In many cases, residents had been warned by the Israelis to leave the area ahead of the shelling, although Hamas frequently told the people to stay.

Israelis said they sought to destroy rocket launch sites and arsenals, both often concealed within populated areas. On three occasions, Hamas was found to have used United Nations schools to conceal armaments. This correspondent witnessed the launch of a pair of long-range rockets from a site in Jabaliya, very near a UN school filled with more than 1,000 people seeking refuge from Israeli shelling in their home neighbourhoods.

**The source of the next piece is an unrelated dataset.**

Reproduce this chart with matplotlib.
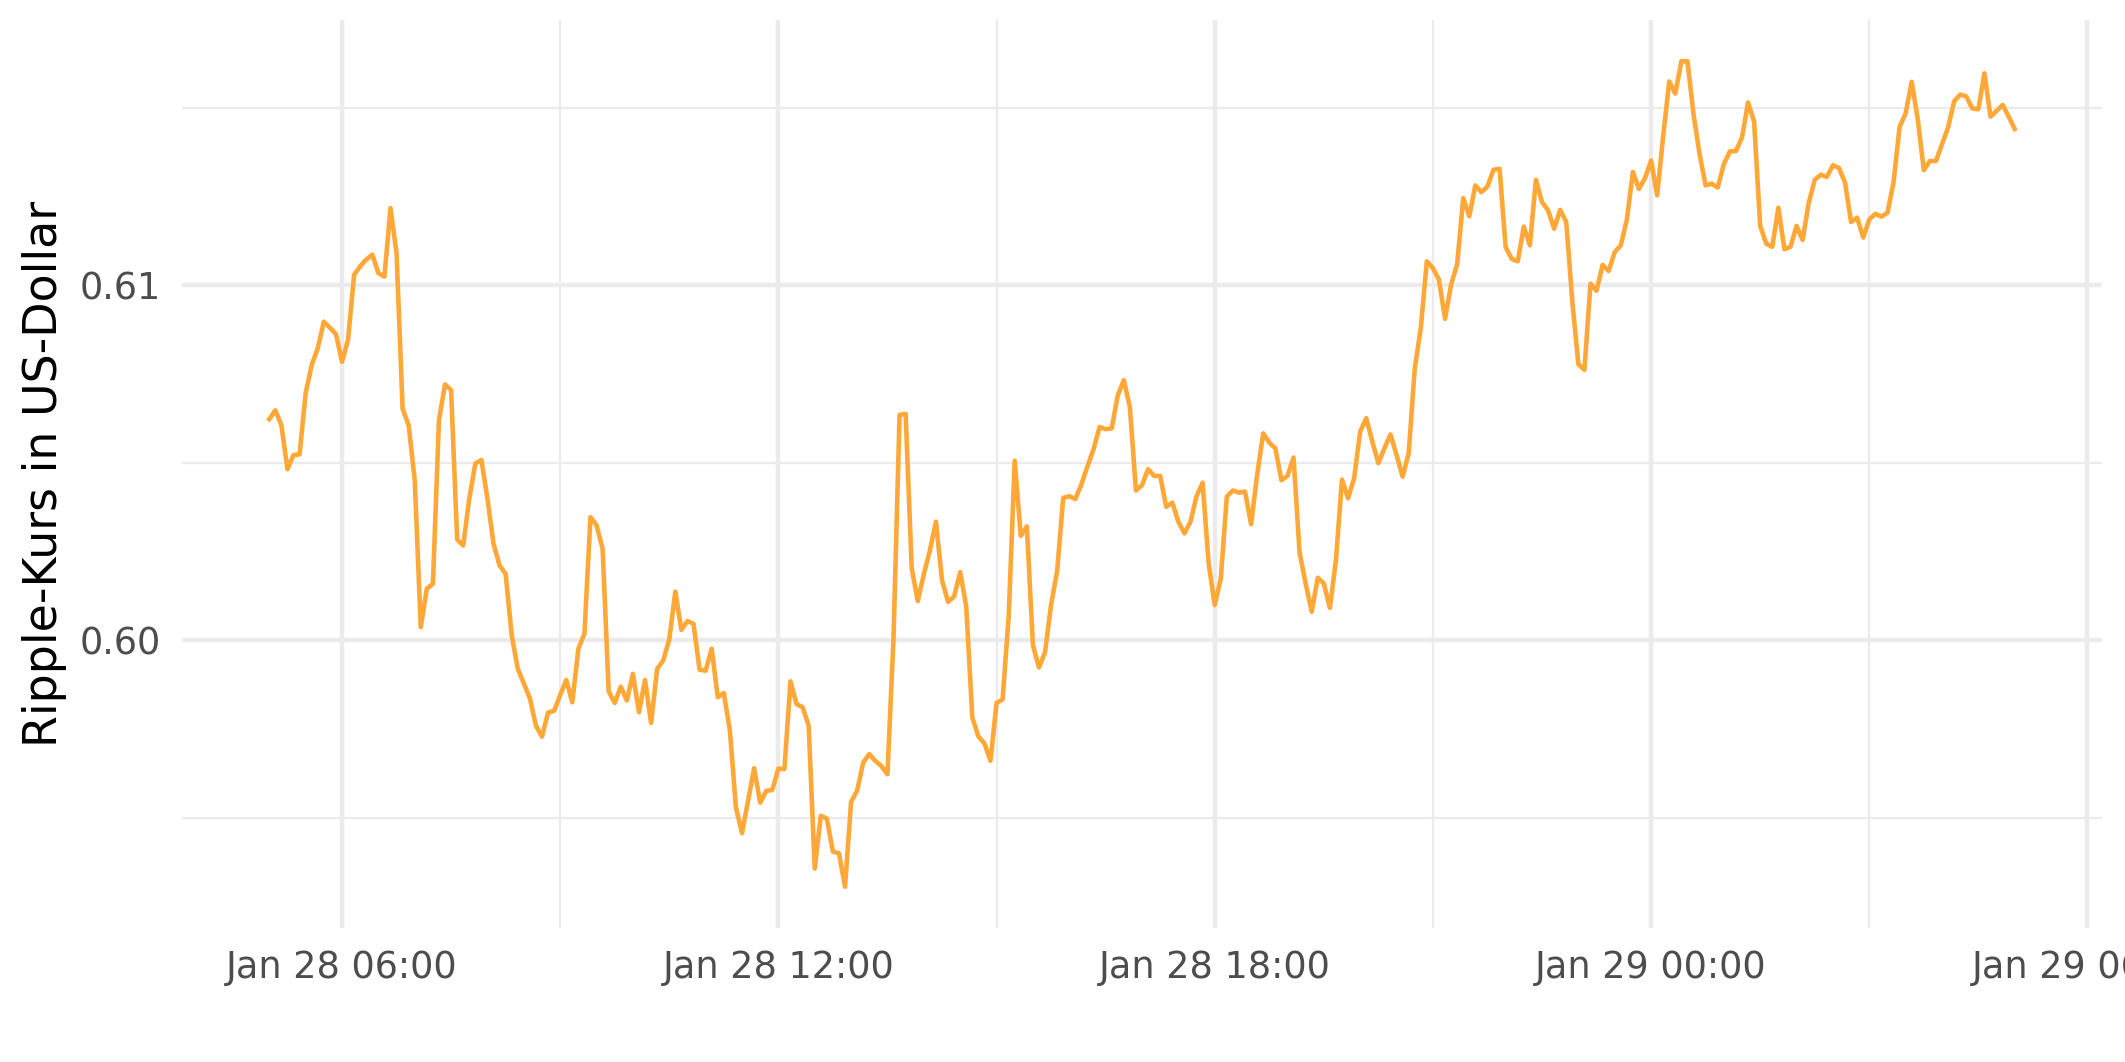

Mr. Wiesel, author of more than 40 books, including memoirs of his experience as an adolescent in Hitler's death camps, called on moderate people everywhere to "shift their criticism from Israeli soldiers," who fired on Gaza, "to the terrorists," who placed Gaza's children in harm's way.

"In my own lifetime," Mr. Wiesel said in the ad, "I have seen Jewish children thrown into the fire. And now I have seen Muslim children used as human shields, in both cases, by worshippers of death cults indistinguishable from that of the Molochites," a reference to ancient Canaanites who sacrificed children to the god Moloch.

The ad, which ran in The New York Times and Wall Street Journal, has been criticized by some for being extremist. In declining to publish it, The Times told the agency placing the ad "the opinion being expressed is too strong and too forcefully made and will cause concern amongst a significant number of Times readers."

Mr. Wiesel was unavailable for comment Wednesday, said spokespeople for his foundation and for the PR firm involved in the ad's publication.

The ad was produced and sponsored by This World: The Values Network, a not-for-profit organization founded by Shmuley Boteach, a U.S. Orthodox rabbi, perhaps best known as Michael Jackson's spiritual guide.

Rabbi Boteach was sharply critical of The Times' decision not to publish the ad. "Elie Wiesel is one of the most respected human beings alive, a Nobel Peace laureate, and is the living face of the [H]olocaust. No greater expert on genocide exists in the whole world," he said. He added that Mr. Wiesel's "call for the end of child sacrifice by Hamas … could only offend the sensibilities of the most die-hard anti-Israel haters and anti-Semites."

This ad is not the first time Mr. Wiesel and Rabbi Boteach have teamed up. In December, 2013, This World also sponsored a newspaper ad signed by Mr. Wiesel that called on U.S. President Barack Obama not to continue talks with Iran until Tehran dismantled completely its nuclear infrastructure and repudiated what he called its genocidal intent toward Israel.